Melissa Leo is this year’s other cautionary tale. A Best Supporting Actress nominee for The Fighter, she has inexplicably “gone rogue” and financed her own campaign ads, including one where she is draped in a white faux-fur coat moodily gazing over blue water, emblazoned with the word “Consider”.
Leo later explained that despite her second Oscar nomination, she wasn’t getting enough film offers or magazine covers – which, at 50, she attributed to ageism.
But in the snarky blogosphere, the response has largely been cry me a river.
Unwritten rules dictate that Oscar campaigning stop at least one shy short of desperate. A well-timed nationally televised interview just before the Superbowl – or getting a third party like Julia Roberts to gush all over you (as she did for Javier Bardem’s performance in Biutiful when really, both actors should be in witness protection for the genocidally awful Eat Pray Love) – well, this is permitted.
Even if you secretly wish to stab Amy Adams with your stiletto, you’re meant to pretend that you’re faintly embarrassed by all this attention, darling. Revealing her true colours – and in the process, exposing Hollywood to itself – will probably cost Leo a statue she had all but locked up.
It’s a cold-blooded business, these Oscars. Forget any notion that merit is an overriding factor – not when memories are still fresh from Sandra Bullock’s preposterous recognition last year for The Blind Side or even Kidman’s first win (although she has redeemed herself with this year’s nominated performance in Rabbit Hole).
But perhaps mercifully, Kidman won’t get anywhere near the stage.

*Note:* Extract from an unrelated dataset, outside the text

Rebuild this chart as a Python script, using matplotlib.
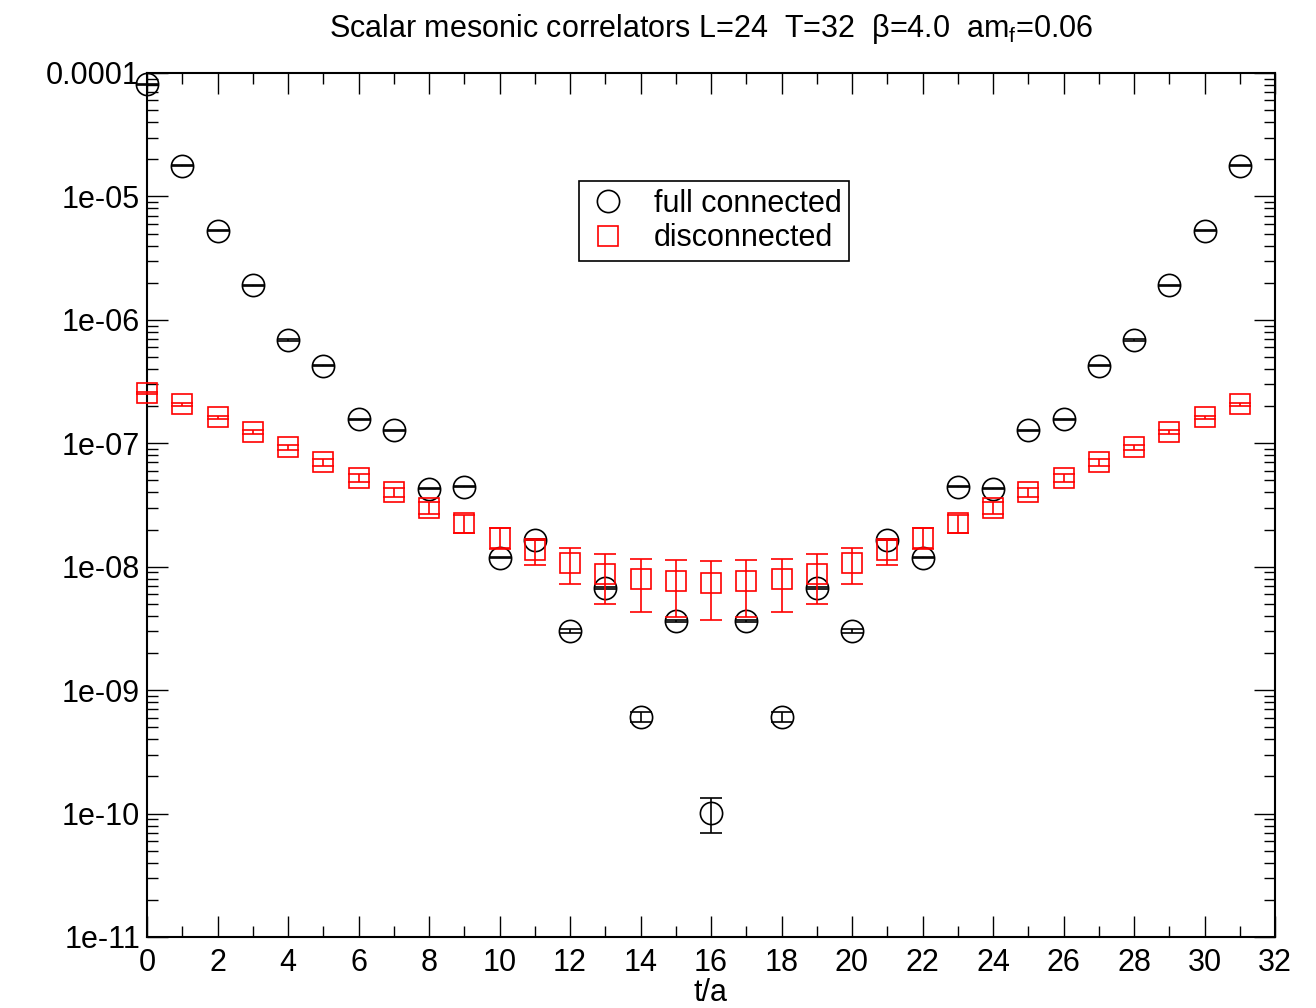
import matplotlib
matplotlib.use("Agg")
import matplotlib.pyplot as plt
from matplotlib.lines import Line2D
from matplotlib.ticker import FixedLocator, LogLocator, MultipleLocator, NullFormatter

plt.rcParams['font.family'] = ['Liberation Sans', 'DejaVu Sans']
plt.rcParams['mathtext.fontset'] = 'custom'
plt.rcParams['mathtext.rm'] = 'Liberation Sans'

# data
t = list(range(32))
full_conn = [8.1e-5, 1.77e-5, 5.25e-6, 1.91e-6, 6.87e-7, 4.23e-7, 1.57e-7, 1.28e-7,
             4.27e-8, 4.43e-8, 1.18e-8, 1.65e-8, 3.01e-9, 6.73e-9, 6.07e-10, 3.63e-9,
             1.01e-10, 3.63e-9, 6.07e-10, 6.73e-9, 3.01e-9, 1.65e-8, 1.18e-8, 4.43e-8,
             4.27e-8, 1.28e-7, 1.57e-7, 4.23e-7, 6.87e-7, 1.91e-6, 5.25e-6, 1.77e-5]
full_err = [8e-7, 1.8e-7, 5e-8, 2e-8, 7e-9, 4e-9, 1.6e-9, 1.3e-9,
            4e-10, 4e-10, 1.2e-10, 1.6e-10, 1.1e-10, 1.3e-10, 5.5e-11, 7e-11,
            3.2e-11, 7e-11, 5.5e-11, 1.3e-10, 1.1e-10, 1.6e-10, 1.2e-10, 4e-10,
            4e-10, 1.3e-9, 1.6e-9, 4e-9, 7e-9, 2e-8, 5e-8, 1.8e-7]
disc = [2.54e-7, 2.07e-7, 1.62e-7, 1.23e-7, 9.28e-8, 7.01e-8, 5.26e-8, 4.01e-8,
        3.01e-8, 2.26e-8, 1.72e-8, 1.36e-8, 1.07e-8, 8.8e-9, 7.9e-9, 7.6e-9,
        7.4e-9, 7.6e-9, 7.9e-9, 8.8e-9, 1.07e-8, 1.36e-8, 1.72e-8, 2.26e-8,
        3.01e-8, 4.01e-8, 5.26e-8, 7.01e-8, 9.28e-8, 1.23e-7, 1.62e-7, 2.07e-7]
disc_err = [5e-9, 6e-9, 5e-9, 5e-9, 4.5e-9, 4.2e-9, 3.7e-9, 3.6e-9,
            3.6e-9, 3.8e-9, 3.3e-9, 3.2e-9, 3.4e-9, 3.8e-9, 3.6e-9, 3.7e-9,
            3.7e-9, 3.7e-9, 3.6e-9, 3.8e-9, 3.4e-9, 3.2e-9, 3.3e-9, 3.8e-9,
            3.6e-9, 3.6e-9, 3.7e-9, 4.2e-9, 4.5e-9, 5e-9, 5e-9, 6e-9]

y_ticks = [1e-11, 1e-10, 1e-9, 1e-8, 1e-7, 1e-6, 1e-5, 1e-4]
y_ticklabels = ["1e-11", "1e-10", "1e-09", "1e-08", "1e-07", "1e-06", "1e-05", "0.0001"]

FS = 22

fig = plt.figure(figsize=(13.16, 10.08), dpi=100)
ax = fig.add_axes([147 / 1316, 1 - 937 / 1008, 1128 / 1316, 864 / 1008])

ax.errorbar(t, full_conn, yerr=full_err, fmt='o', ms=16, mfc='none', mec='black',
            mew=1.2, ecolor='black', elinewidth=1.2, capsize=8, capthick=1.2,
            clip_on=False, zorder=3)
ax.errorbar(t, disc, yerr=disc_err, fmt='s', ms=14, mfc='none', mec='red',
            mew=1.2, ecolor='red', elinewidth=1.2, capsize=8, capthick=1.2,
            clip_on=False, zorder=4)

ax.set_yscale('log')
ax.set_xlim(0, 32)
ax.set_ylim(1e-11, 1e-4)
ax.xaxis.set_major_locator(MultipleLocator(2))
ax.xaxis.set_minor_locator(MultipleLocator(1))
ax.yaxis.set_major_locator(FixedLocator(y_ticks))
ax.set_yticklabels(y_ticklabels)
ax.yaxis.set_minor_locator(LogLocator(base=10, subs=range(2, 10)))
ax.yaxis.set_minor_formatter(NullFormatter())

ax.tick_params(which='both', direction='in', top=True, right=True, width=1.0,
               labelsize=FS)
ax.tick_params(which='major', length=15)
ax.tick_params(which='minor', length=8)
ax.tick_params(axis='x', which='major', pad=8)
ax.tick_params(axis='y', which='major', pad=5)
for s in ax.spines.values():
    s.set_linewidth(1.5)

ax.set_xlabel("t/a", fontsize=FS, labelpad=0)
ax.set_title(r"Scalar mesonic correlators L=24  T=32  β=4.0  am$_\mathrm{f}$=0.06",
             fontsize=FS, pad=26)

handles = [
    Line2D([], [], ls='none', marker='o', ms=16, mfc='none', mec='black', mew=1.2),
    Line2D([], [], ls='none', marker='s', ms=14, mfc='none', mec='red', mew=1.2),
]
leg = ax.legend(handles, ["full connected", "disconnected"], loc='upper left',
                bbox_to_anchor=(0.383, 0.875), fontsize=FS, frameon=True,
                fancybox=False, edgecolor='black', framealpha=1, borderpad=0.25,
                handletextpad=0.8, labelspacing=0.15, handlelength=1.4,
                borderaxespad=0)
leg.get_frame().set_linewidth(1.2)

fig.savefig("out.png", dpi=100)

Because in the scheme of things – when freedom fighters are being butchered from Tehran to Tripoli, Art (whatever its virtues) is not Particularly Important – and the Oscar circus represents our celebrity culture at its most binge-fuelled and needy and crass.
When this year’s ceremony is over, it’s a fair bet everyone involved (even those of us who feed the beast by commentating on it) will feel soiled.
And like the kid in Toy Story 3 – that, for at least another few months, it’s time to stash Brad and Angelina, Sandra, George and Melissa back in the attic where they belong.